Friday, January 15, 2010

Legend of zelda spirit tracks

WOAH! k so for x-mas i got the not so long awaited new Zelda game for ds. I've played every zelda game except for 1 and 2 so i've been around the block. I KNOW that the gameboy games don't stand up to ocarina or twilight princess BUT they're still generally AMAZING fucking games. i'm STILL trying to get everything in links awakening some of the secret stuff is fucking hard to get k? ever try to go throuhg links awakening without dieing either? that's a bitch. I HAVE you get a special ending with doves flying around. So you know, i've come to expect decent games out of the Zelda series.Phantom hourglass has to be the worst out of the series. Until this game. Spirit tracks is SO BAD i can't even bring myself to finish it! fuck you ign for giving it a 9.3 nintendo must have paid a LOT for you to suck that much cock. This game is retarded. YEAH the whole thing about REDOING the main dungeon got fixed and i like it. BUT IT'S SO BAD. fuck. i NEVER got stuck. i always knew what to do and where to go. WELL except for when some kid asked me to take him to a place where he could fly with the birds. turns out bird land wasn't good enough, he wanted a hot air balloon... sounds very bird friendly to me. fucker. ANYWAYS. here's all my problems with the game in sequential order of how much it fucking pisses me off. spoiler alert one items, cause i was pretty fucking amazed when i got a couple items so i don't wanna ruin it if you're gonna play the game. but i labeled it.

1. Controlling fucking zelda while she's inhabiting a armor is FUCKING HARD AND STUPID! fuck. there's even a boss where you're suppose to get both zelda AND link to dodge stuff, but you can only control one at time, making the fight a living hell full of screaming at the bitch (zelda) for getting in the way. BUT to make it worse there's a "call" button, which is SUPPOSE to make zelda come to your location. EXCEPT that she only tries to move in a straight line, so if she's on the other side of a block you'll have to get her OR move her to you. BUT the path finder gets worse. it has trouble with different heights. and instead of taking stairs she'll jump, BUT she'll jump into quick sand and die. fucking bitch. you'd think they'd make a decent path finder? but no dice.

SPOILER START

2.k so one of the items you get is a whip. yeah awesome make you feel like fucking indiana jones, roaming through dungeons looking for shit fighting bosses, being followed by an annoying transparent female. BUT who needs anything else once you get the whip? SURe it doesn't do as much damage as the sword, BUT it's unlimited and you're pretty much fucking invincible while flailing this thing around, fuck the shitty sword controls, just TAP YOUR ENEMIES TO DEATH! Only good thing is you can whip zelda while she's in armor. TAKE THAT BITCH! JUST LIKE LAST NIGHT!

SPOILER DONE

3. the bosses are SO fucking easy. WELL except for the second one. i actually died agaainst him. BUT that's cause you have to guess at where to hit the bitch. left or right. get it wrong twice he fucking owns you. and i only had 4 hearts cause getting any extra secret hearts would make the game too fucking easy. not only that most of the boses are just gimicky, unfun, unoriginal and stupid. fuck. where'd the hard bosses go?

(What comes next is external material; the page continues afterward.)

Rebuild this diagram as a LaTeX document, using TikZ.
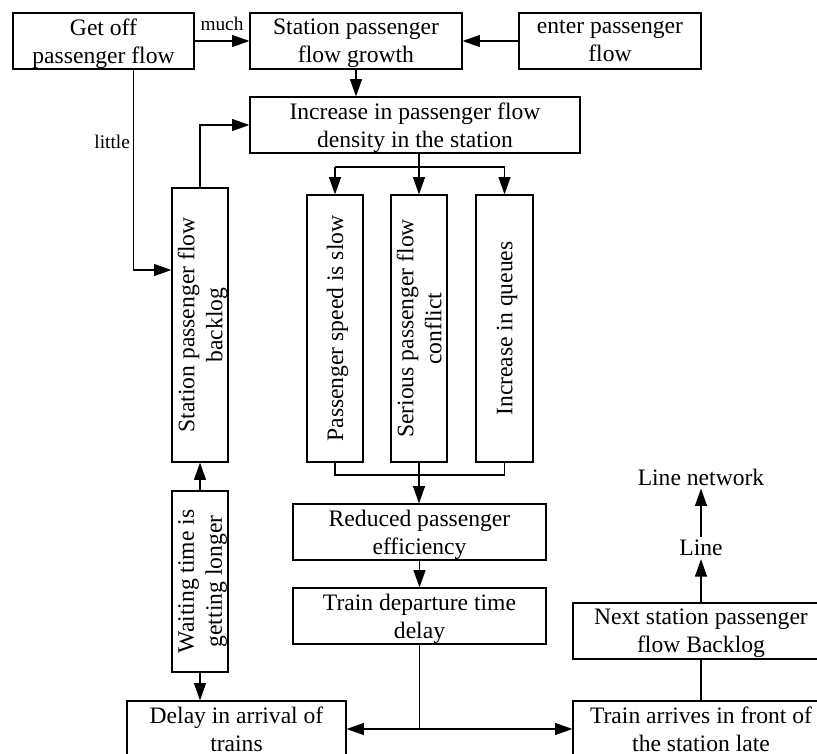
\documentclass[tikz,border=0pt]{standalone}
\usepackage{fontspec}
\setmainfont{Liberation Serif}
\usetikzlibrary{positioning,arrows.meta,calc}

\begin{document}
\begin{tikzpicture}[
    x=0.75pt, y=-0.75pt,
    line width=0.9pt,
    font=\fontsize{17.7}{21}\selectfont,
    box/.style={draw, align=center, inner sep=0pt, minimum height=42pt, text depth=0pt},
    vbox/.style={box, rotate=90},
    arr/.style={-{Triangle[length=13pt,width=9pt]}},
    lbl/.style={font=\fontsize{14.5}{17}\selectfont, inner sep=2pt}
]
    \useasboundingbox (0,0) rectangle (817,753);

    % Top row: sources of passenger flow
    \node[box, minimum width=135.75pt] (getoff) at (103.5,41) {Get off\\passenger flow};
    \node[box, minimum width=159pt] (growth) at (356,41) {Station passenger\\flow growth};
    \node[box, minimum width=136.5pt] (enter) at (610,41) {enter passenger\\flow};
    \node[box, minimum width=247.5pt] (density) at (415,125) {Increase in passenger flow\\density in the station};

    % Vertical cards
    \node[vbox, minimum width=205.5pt] (backlog) at (200,325) {Station passenger flow\\backlog};
    \node[vbox, minimum width=200.25pt] (speed) at (335,328.5) {Passenger speed is slow};
    \node[vbox, minimum width=200.25pt] (conflict) at (419,328.5) {Serious passenger flow\\conflict};
    \node[vbox, minimum width=200.25pt, minimum height=42.75pt] (queues) at (504.5,328.5) {Increase in queues};
    \node[vbox, minimum width=135.75pt] (waiting) at (200,581.5) {Waiting time is\\getting longer};

    % Lower chain
    \node[box, minimum width=189.75pt] (reduced) at (419.5,532) {Reduced passenger\\efficiency};
    \node[box, minimum width=189.75pt] (departure) at (419.5,616) {Train departure time\\delay};
    \node[box, minimum width=164.25pt] (arrival) at (236.5,729) {Delay in arrival of\\trains};
    \node[box, minimum width=192pt] (trainlate) at (701,729) {Train arrives in front of\\the station late};
    \node[box, minimum width=192pt] (nextbacklog) at (701,631) {Next station passenger\\flow Backlog};
    \node[inner sep=2pt] (line) at (701,548) {Line};
    \node[inner sep=2pt] (linenet) at (701,477) {Line network};

    % Branch points
    \coordinate (split) at (419,167);
    \coordinate (merge) at (419,475);

    % Connectors
    \draw[arr] (getoff) -- node[lbl, above, yshift=5pt] {much} (growth);
    \draw[arr] (enter) -- (growth);
    \draw[arr] (growth.south) -- (growth.south |- density.north);
    \draw[arr] ($(getoff.south west)!0.663!(getoff.south east)$) |- node[lbl, pos=0.18, left] {little} ($(backlog.north)+(0,-55)$);
    \draw[arr] (backlog.east) |- (density.west);

    \draw (conflict.east |- density.south) -- (split);
    \draw (speed.east |- split) -- (queues.east |- split);
    \draw[arr] (speed.east |- split) -- (speed.east);
    \draw[arr] (split) -- (conflict.east);
    \draw[arr] (queues.east |- split) -- (queues.east);

    \draw (speed.west) |- (queues.west |- merge) -- (queues.west);
    \draw[arr] (conflict.west) -- (conflict.west |- reduced.north);
    \draw[arr] (reduced.south) -- (departure.north);
    \draw[arr] (departure.south) |- (arrival.east);
    \draw[arr] (departure.south) |- (trainlate.west);

    \draw[arr] (waiting.east) -- (backlog.west);
    \draw[arr] (waiting.west) -- (waiting.west |- arrival.north);

    \draw (trainlate.north) -- (nextbacklog.south);
    \draw[arr] (nextbacklog.north) -- (line.south);
    \draw[arr] (line.north) -- (linenet.south);

\end{tikzpicture}
\end{document}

4. BOMBS. most zelda games either give you bombs, force you to find them or EVENTUALLY expect you to have gotten them. but throughout the WHOLE game i never needed them. if there was a secret bombable spot or someplace to use a bomb there was a bomb flower right beside it. so wtf was the point of giving us bombs as a item? dumb fucks.

5. fuck you train. i miss fucking getting on my horse and riding across the epic landscape or getting in my boat and sailing to wherever the fuck the wind took me. but with these fucking tracks to get from a to b you either go left and up or right and up. you've been left 5 times and right 7 times. have fun. even fucking having to navigate from one side of a island to another is better atleast i can fucking pretend to get lost or accidentally find a secret, there ARE no secret places. there's just tracks that go no where so OBVIOUSLY something must fucking be there. nice job hiding the secret fags.

6. Overall it feels really fucking childish. It's like their intended audience is 10 year old retards that are gonna say "CHOO CHOOO" while shuffling their feet as they drive their train. hopefully the fucker is wearing wool socks and shocks this piece of crap game out of existence. What ever happened to epic dungeons and HARD bosses? crazy secrets, the fucking water temple of FUCKING HELL?! WHAT HAPPENED NINTENDO?! if you wanna make an action zelda type game call it something else don't ruin the zelda series anymore than you have!

7. it's not even the same fucking assholes from phantom hourglass and wind waker! it's everyone fucking grand children. that all migrated to some fucking country where they built temples and shit to hide all of links awesome items. and what's with the tech?! steam trains but no guns or machines or anything?! they're still using "magic" for shit. fucking game.

Overall all i have to say to this game is "thanks for the fun and making me feel retarded cause all i could do was over think all the puzzles and fuck you for being such a gay game. why'd i fucking buy it?!